Imagine if I created a system of currency based on knowledge of art history — call it, say, "ArtCoin." ArtCoin could be a cryptocurrency, akin to bitcoin — except instead of being mined by computers performing complex calculations, ArtCoins would only be generated when the user answered a series of questions about historical figures in art history. A correct answer to “Who painted Starry Night?” or "Who designed Park Güell?" would both help advance the cryptocurrency's ledger as well as provide the answerer with a small chance at being rewarded a new ArtCoin.
Probe within yourself as to why ArtCoin sounds conceptually silly. For it is really not too different from how cryptocurrency functions today; while most cryptocurrencies reward computational prowess, ArtCoin merely rewards art history knowledge. In general, cryptocurrencies, in their design, reward the crypto-miners who have mastered a very specific form of knowledge: computational knowledge, as opposed to art history knowledge in my hypothetical example.
If you’ve ever tried to set up a cryptocurrency mining operation on your home computer, you might have a sense of how inaccessible such an endeavor is to the layperson. In 2014, I tried to mine DogeCoin on my home computer on a lark; though I have a STEM degree and a decent knowledge of programming and computer design, I found the experience maddeningly complex, and eventually gave up.
Nowadays, you need a very fast computer (more likely a good graphics card) to even have a chance at mining anything more than chump change; you also need to have a knowledge of computer security in order to not get ripped off or have your bitcoin stolen, which is what happened to Bloomberg anchor Matt Miller on live TV. Because cryptocurrency mining operations run best on certain kinds of processors, it helps to have computer science as well as computer hardware knowledge — plus, you'll need to consume a fair amount of electricity for the operation to be lucrative.
What I am getting at is that cryptocurrency — not one specific crypto, but the regime in its entirety — tends to favor those with computational and mathematical skill. This is a problem if and only if you are one of many boosters — and there are many — who regard Bitcoin as some sort of utopian financial and/or social device. (A sample of these lunatic headlines: "Why Bitcoin will save the world [a full-length YouTube documentary]; "How Bitcoin can save the world from deflation" [Asia Times]; and "Bitcoin Hits $15,000 For The First Time; Could It Save The World?" [Forbes]).
Yet so far, the people who have gotten rich off of cryptocurrency, particularly during its first wave, were those who possessed this specific type of computational knowledge — which allowed them to mine the cryptocurrency efficiently and thoroughly and enrich themselves as a result of their knowledge.
So why might my hypothetical ArtCoin feel more absurd to us than BitCoin? ArtCoin is built around the same idea, although it rewards a different kind of knowledge, specifically knowledge of the humanities. Mining it would be equally inaccessible to the caste of people who don’t possess said knowledge.
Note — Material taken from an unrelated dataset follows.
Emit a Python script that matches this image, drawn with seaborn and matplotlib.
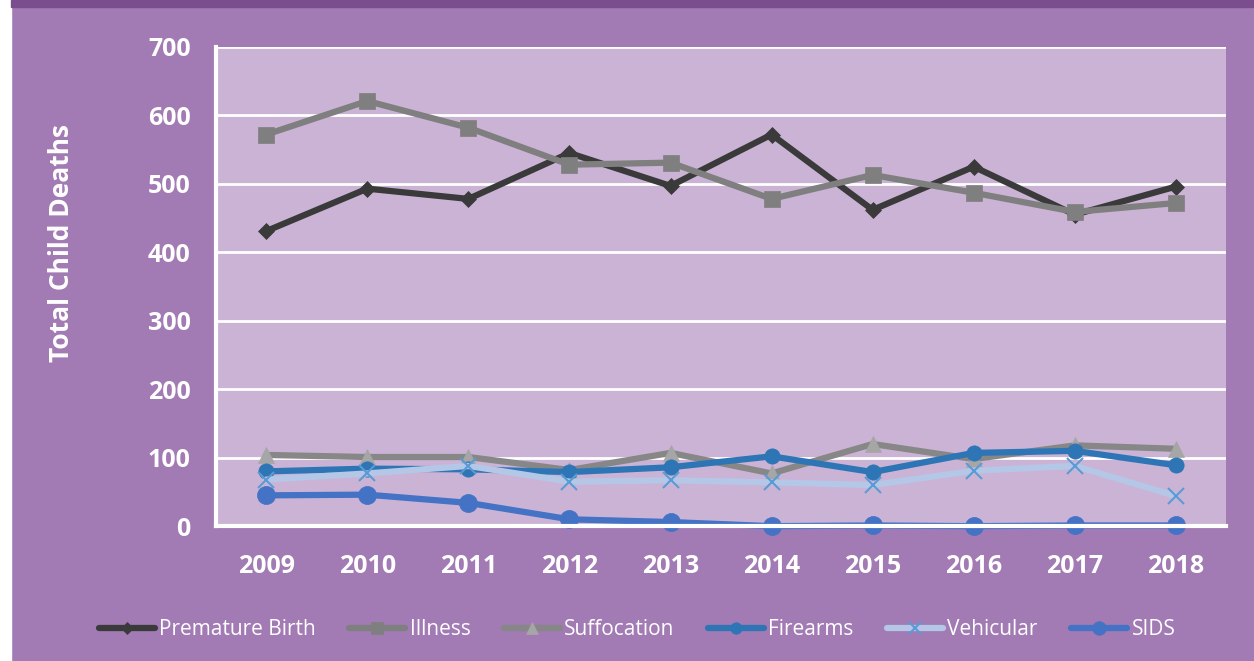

And a few who were talented when it came to art trivia would become fantastically rich, while the remainder of us would either rue them or buy the fluctuating coin on the secondary market like any other financial product.
The point I’m getting at is that there is nothing egalitarian about accumulation or mining of bitcoin. It favors a specific educational background and skill set. This isn’t merely a coincidence; I believe part of the hype around bitcoin, the reason that it came to occupy so much of our news cycle and mental space, has to do with what it says about power — specifically, who wields it, and who is capable of accumulating it.
As the power brokers of American society have moved from Wall Street to Silicon Valley, a new story has emerged about what kinds of knowledge equate to power. The American Dream no longer resides in being a banker or a derivatives trader; now, the rich are the techie class, the geeks who learned to code.
This isn't just mere speculation; we hear politicians crow about the importance of attracting STEM talent, often to the detriment of other academic and intellectual fields. And frighteningly, there is a movement of authoritarian technocrats, epitomized in right-wing programmers-turned-activists like Mencius Moldbug and Justine Tunney, who propose replacing democratic governance with a rule by tech companies.
In this context, the collective obsession over cryptocurrency — and the cryptocurrency hype bubble we're in — feels unsurprising. Our uncritical cultural obsession with all things tech is a mirror for the cryptocurrency bubble. There's nothing natural or normal about cryptocurrency's insane valuations; it's a bubble that reflects the dominant narrative over who rules society and where that power comes from. Its value is ethereal, cultural.
That doesn't mean it isn't making a great number of people fantastically wealthy — including speculators with no computational knowledge. It merely explains how and why this came to pass.